How Do Businesses Improve the Accuracy of Their Forecasts?

Improving forecast accuracy requires a multifaceted approach that combines data analytics, technology adoption, structured methodologies, continuous feedback mechanisms, and cross-functional collaboration.
By investing in these areas, businesses position themselves to make informed decisions that drive growth and operational efficiency while navigating an increasingly complex business landscape.
Businesses that achieve high forecast accuracy can respond effectively to market changes; this leads to improved financial stability and operational efficiency.
Forecasting involves predicting future events based on historical data and trends.
It requires a combination of quantitative and qualitative methods, the accuracy of forecasts can significantly impact a company's bottom line.
Therefore, businesses invest in various strategies to refine their forecasting processes.
Utilising data analytics for better insights
Data analytics plays a significant role in improving forecast accuracy.
Businesses collect historical data from various sources, including sales records, market trends, and customer feedback.
Through analysing this data, businesses can identify patterns that inform future projections.
Advanced analytical techniques such as regression analysis can quantify relationships between variables.
For example, businesses may analyse how seasonal changes affect sales volume or how marketing campaigns influence customer behaviour; this understanding allows them to adjust forecasts accordingly.
Businesses also increasingly rely on predictive analytics, which involve using historical data to predict future outcomes.
Predictive models can incorporate external factors such as economic indicators, competitor actions, and social trends.
Through integrating these variables, companies can create more nuanced forecasts that reflect the complexity of the market environment.
Data visualisation tools can also support better decision-making: these tools transform complex datasets into easily digestible visual formats.
Dashboards provide real-time insights into key performance indicators (KPIs), which enable stakeholders to quickly assess performance against forecasts and make necessary adjustments.
Many organisations adopt Enterprise Resource Planning (ERP) systems and Customer Relationship Management (CRM) software to centralise data collection.
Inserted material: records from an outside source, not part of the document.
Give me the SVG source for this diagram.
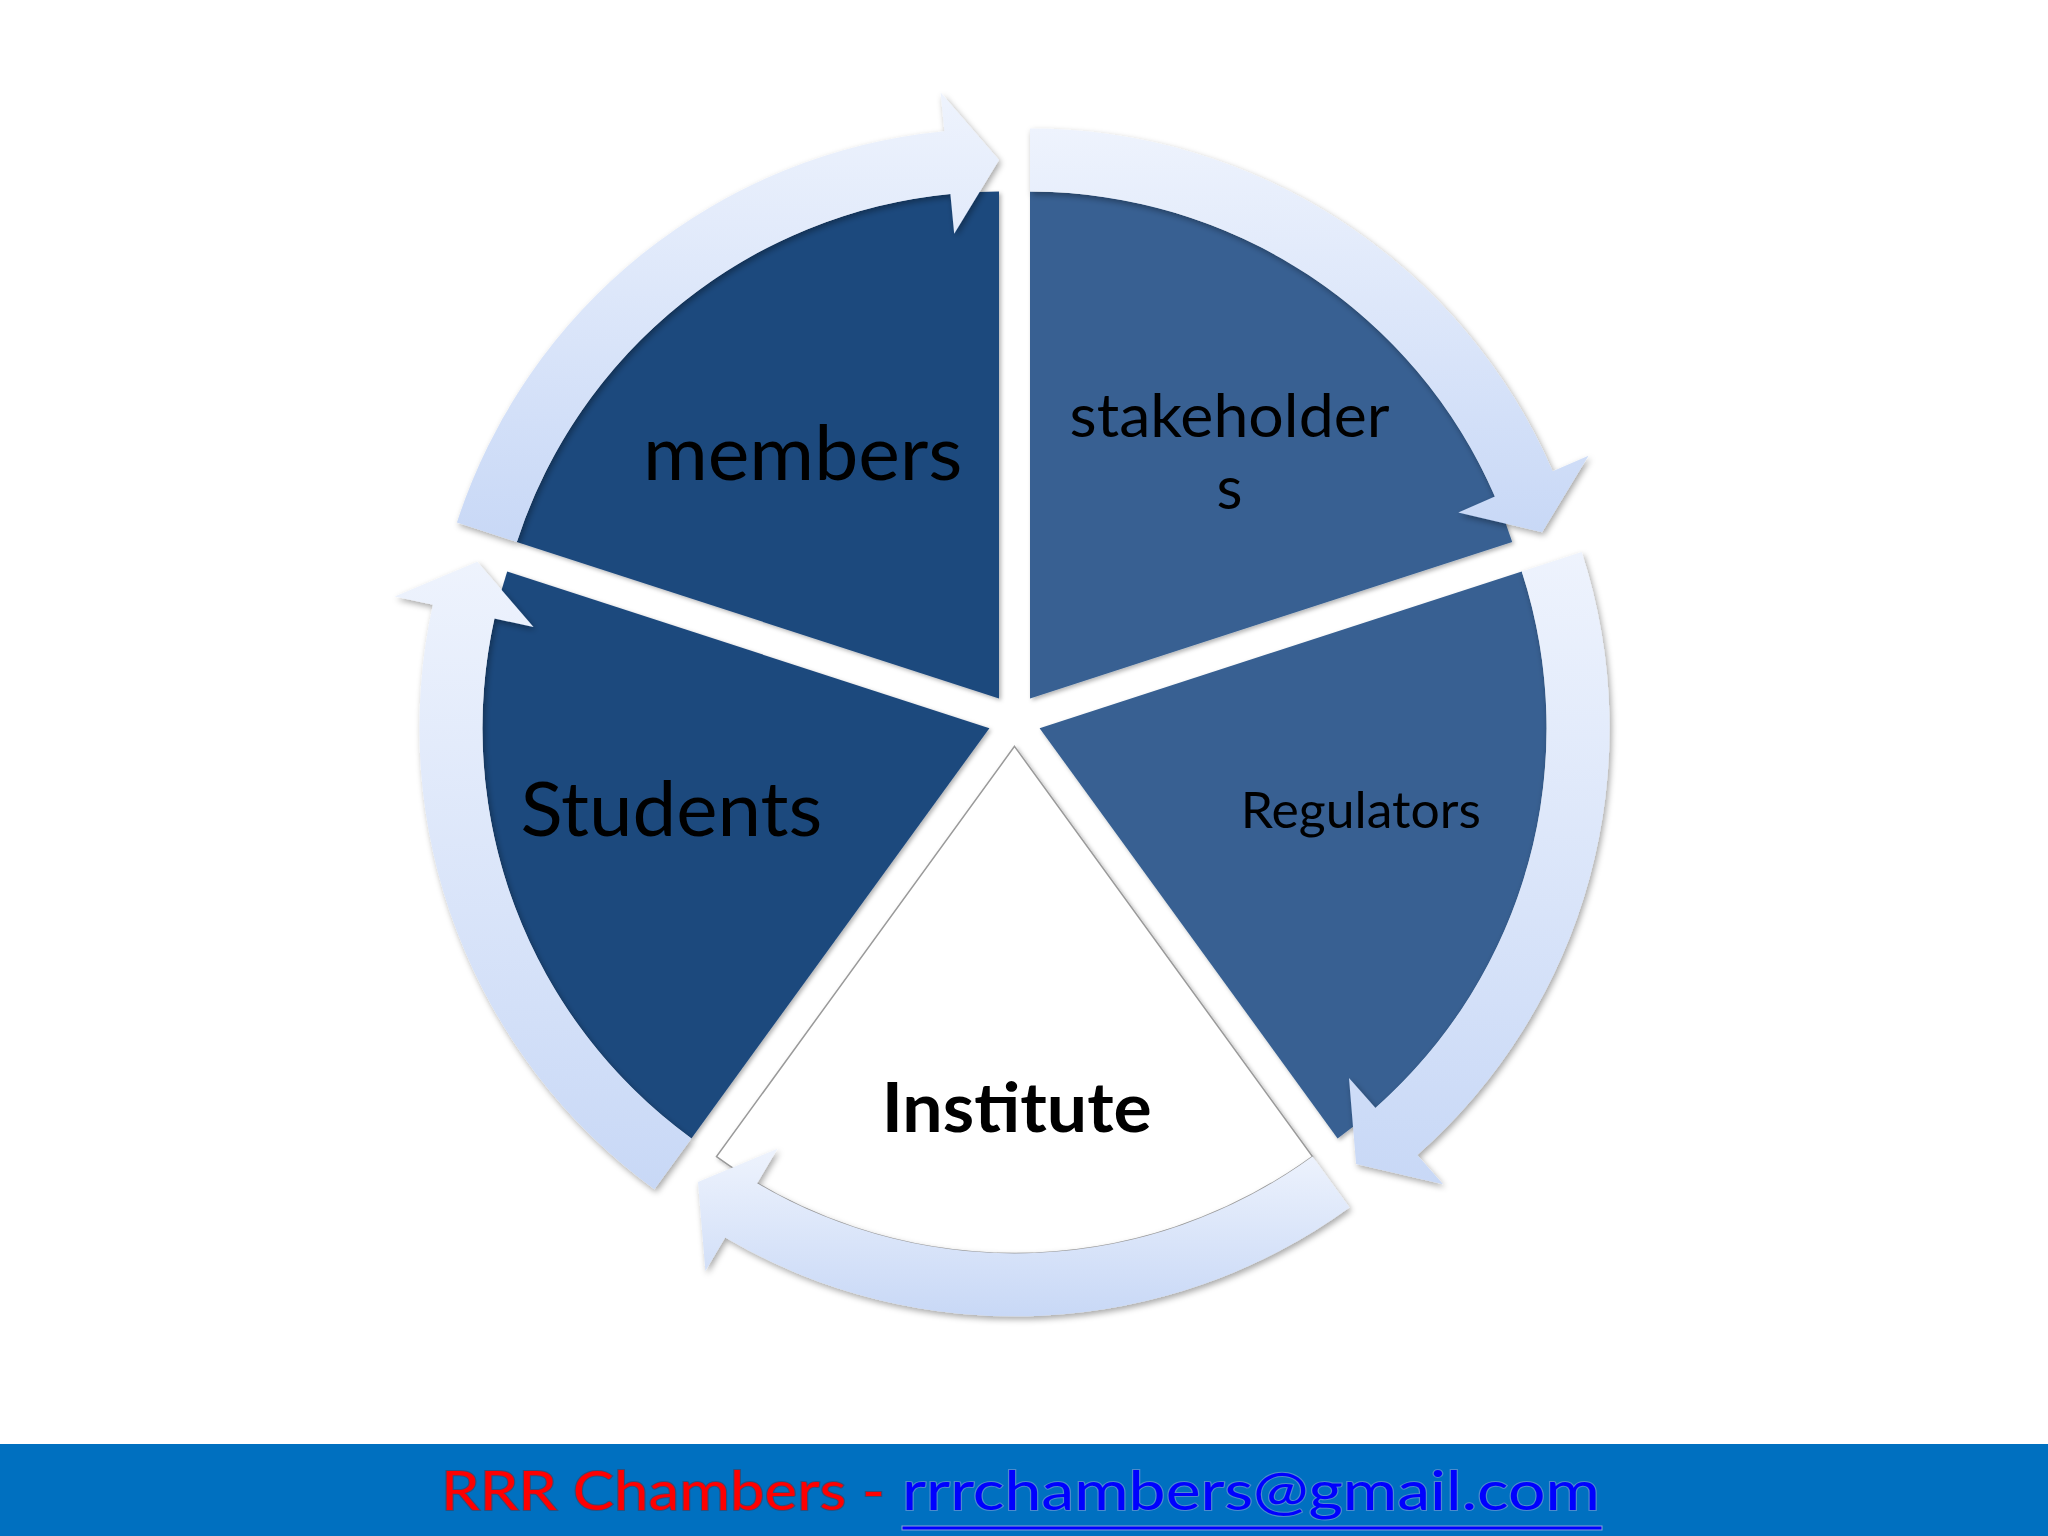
<svg xmlns="http://www.w3.org/2000/svg" width="2048" height="1536" viewBox="0 0 2048 1536">
<defs>
<linearGradient id="arrowGrad" x1="0" y1="0" x2="0" y2="1">
<stop offset="0" stop-color="#eef3fd"/>
<stop offset="1" stop-color="#c8d8f6"/>
</linearGradient>
<filter id="shadow" x="-10%" y="-10%" width="120%" height="120%">
<feDropShadow dx="2" dy="3" stdDeviation="3" flood-color="#000" flood-opacity="0.35"/>
</filter>
<filter id="wshadow" x="-10%" y="-10%" width="120%" height="120%">
<feDropShadow dx="2" dy="2" stdDeviation="2" flood-color="#000" flood-opacity="0.3"/>
</filter>
</defs>
<style>
.dark{fill:#1f497d;filter:url(#wshadow)}
.mid{fill:#376092;filter:url(#wshadow)}
.white{fill:#ffffff;stroke:#9a9a9a;stroke-width:1.5;filter:url(#wshadow)}
.arrow{fill:url(#arrowGrad);filter:url(#shadow)}
.lbl{font-family:Lato,"Open Sans","DejaVu Sans",sans-serif;fill:#000;text-anchor:middle}
.foot{font-family:Lato,"Open Sans","DejaVu Sans",sans-serif;font-size:55px;paint-order:stroke;stroke-width:2;stroke-opacity:0.55}
</style>
<rect x="0" y="0" width="2048" height="1536" fill="#ffffff"/>

<g id="node-stakeholders">
<path class="mid" d="M1030,698.6 L1030,191.6 A507,507 0 0 1 1512.2,541.9 Z"/>
<text class="lbl" x="1229.6" y="437" font-size="60" textLength="320" lengthAdjust="spacingAndGlyphs">stakeholder</text>
<text class="lbl" x="1229.6" y="509" font-size="60">s</text>
</g>
<g id="node-regulators">
<path class="mid" d="M1039.6,728.2 L1521.8,571.5 A507,507 0 0 1 1337.6,1138.4 Z"/>
<text class="lbl" x="1360.8" y="828" font-size="50" textLength="240" lengthAdjust="spacingAndGlyphs">Regulators</text>
</g>
<g id="node-institute">
<path class="white" d="M1014.5,746.4 L1312.5,1156.6 A507,507 0 0 1 716.5,1156.6 Z"/>
</g>
<g id="node-students">
<path class="dark" d="M989.4,728.2 L691.4,1138.4 A507,507 0 0 1 507.2,571.5 Z"/>
<text class="lbl" x="671.4" y="836" font-size="76" textLength="302" lengthAdjust="spacingAndGlyphs">Students</text>
</g>
<g id="node-members">
<path class="dark" d="M999,698.6 L516.8,541.9 A507,507 0 0 1 999,191.6 Z"/>
<text class="lbl" x="802.7" y="480" font-size="76" textLength="319.5" lengthAdjust="spacingAndGlyphs">members</text>
</g>

<g id="connectors">
<path class="arrow" d="M1030,128.6 A570,570 0 0 1 1552.7,471.3 L1588.5,455.8 L1542.1,532.2 L1458.3,512.4 L1494.9,496.4 A507,507 0 0 0 1030,191.6 Z"/>
<path class="arrow" d="M1581.7,552.1 A570,570 0 0 1 1417.3,1155.1 L1443.1,1184.3 L1356.1,1163.9 L1349,1078 L1375.5,1107.9 A507,507 0 0 0 1521.8,571.5 Z"/>
<path class="arrow" d="M1349.5,1207.5 A570,570 0 0 1 725.2,1237.5 L705.4,1271.1 L698,1182.1 L777.5,1148.8 L757.2,1183.2 A507,507 0 0 0 1312.5,1156.6 Z"/>
<path class="arrow" d="M654.4,1189.3 A570,570 0 0 1 432.9,604.8 L394.8,596.4 L477.3,561.8 L533.5,627.1 L494.4,618.5 A507,507 0 0 0 691.4,1138.4 Z"/>
<path class="arrow" d="M456.9,522.5 A570,570 0 0 1 944.4,131.2 L940.6,92.4 L999,160.1 L954.2,233.7 L950.4,193.9 A507,507 0 0 0 516.8,541.9 Z"/>
</g>

<g id="node-institute-label">
<text class="lbl" x="1016.7" y="1132" font-size="68" font-weight="bold" textLength="270" lengthAdjust="spacingAndGlyphs">Institute</text>
</g>

<g id="footer">
<rect x="0" y="1444" width="2048" height="92" fill="#0070c0"/>
<text class="foot" x="441" y="1510" fill="#ff0000" stroke="#5a3040" textLength="444" lengthAdjust="spacingAndGlyphs">RRR Chambers -</text>
<text class="foot" x="902" y="1510" fill="#0000ff" stroke="#8aa0d8" textLength="698" lengthAdjust="spacingAndGlyphs">rrrchambers@gmail.com</text>
<rect x="902" y="1526" width="700" height="4" fill="#0000ff" stroke="#8aa0d8" stroke-width="1"/>
</g>
</svg>
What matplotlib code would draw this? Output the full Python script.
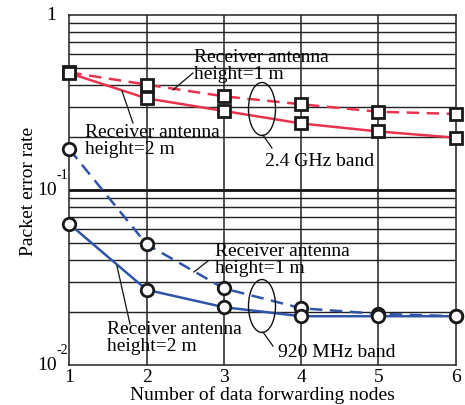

These platforms streamline the process of gathering and analysing data across departments.
Machine learning algorithms are particularly valuable in this context, they can process vast amounts of data quickly and identify trends that might not be apparent through manual analysis.
For example, machine learning can analyse customer purchasing behaviour over time and predict future buying patterns based on various influencing factors.
Additionally, businesses use cloud-based solutions for real-time data access and collaboration among teams, ensuring all stakeholders have access to the latest information, facilitating timely decision-making.
The ability to share insights across departments improves overall forecasting accuracy by incorporating diverse perspectives.
Structured forecasting methodologies
Structured methodologies enhance the reliability of forecasts. Businesses often adopt a combination of qualitative and quantitative approaches.
Qualitative methods involve expert opinions and market research, while quantitative methods rely on statistical analysis.
One common quantitative approach is time series forecasting, which uses historical data to predict future values based on past trends.
It is particularly useful for businesses with stable demand patterns, such as retail or manufacturing sectors.
Another effective strategy is scenario planning, which involves creating multiple forecasts based on different assumptions about future conditions.
By considering various scenarios, such as economic downturns or changes in consumer preferences, businesses prepare for uncertainties in the market.
Regular reviews of forecasting performance are essential for continuous improvement.
Companies should measure forecast accuracy by comparing predicted outcomes with actual results over time; this practice helps identify areas for improvement and refine forecasting models accordingly.
Continuous feedback loops are vital for maintaining forecast accuracy.
Businesses should establish regular check-ins to review forecasts against actual performance metrics.
These sessions allow teams to discuss discrepancies and adjust strategies as needed.
Incorporating feedback from sales teams can also enhance accuracy.
Sales representatives often have insights into customer behaviour that may not be captured in historical data alone.
Their input can provide context for adjustments in forecasts that reflect current market conditions.
Furthermore, businesses should embrace agility in their forecasting processes.
As market conditions change rapidly due to technological advancements or shifts in consumer behaviour, forecasts must adapt accordingly.
This flexibility allows companies to respond promptly to new information or emerging trends.
Cross-functional collaboration
Cross-functional collaboration is another key factor in improving forecast accuracy.
Involving various departments, such as marketing, finance, operations and sales, ensures diverse perspectives are considered during the forecasting process.
For example, marketing teams can provide insights into upcoming campaigns that may drive sales fluctuations.
Operations teams can share information about supply chain constraints or production capabilities that could impact inventory levels.
Through fostering a culture of collaboration, organisations break down silos that often hinder effective communication and information sharing.
Regular cross-departmental meetings focused on forecasting help align goals and expectations across the organisation.
Investing in training for employees involved in the forecasting process is also crucial.
Providing staff with skills in data analysis and familiarity with forecasting tools further enhances their ability to contribute meaningfully to the process.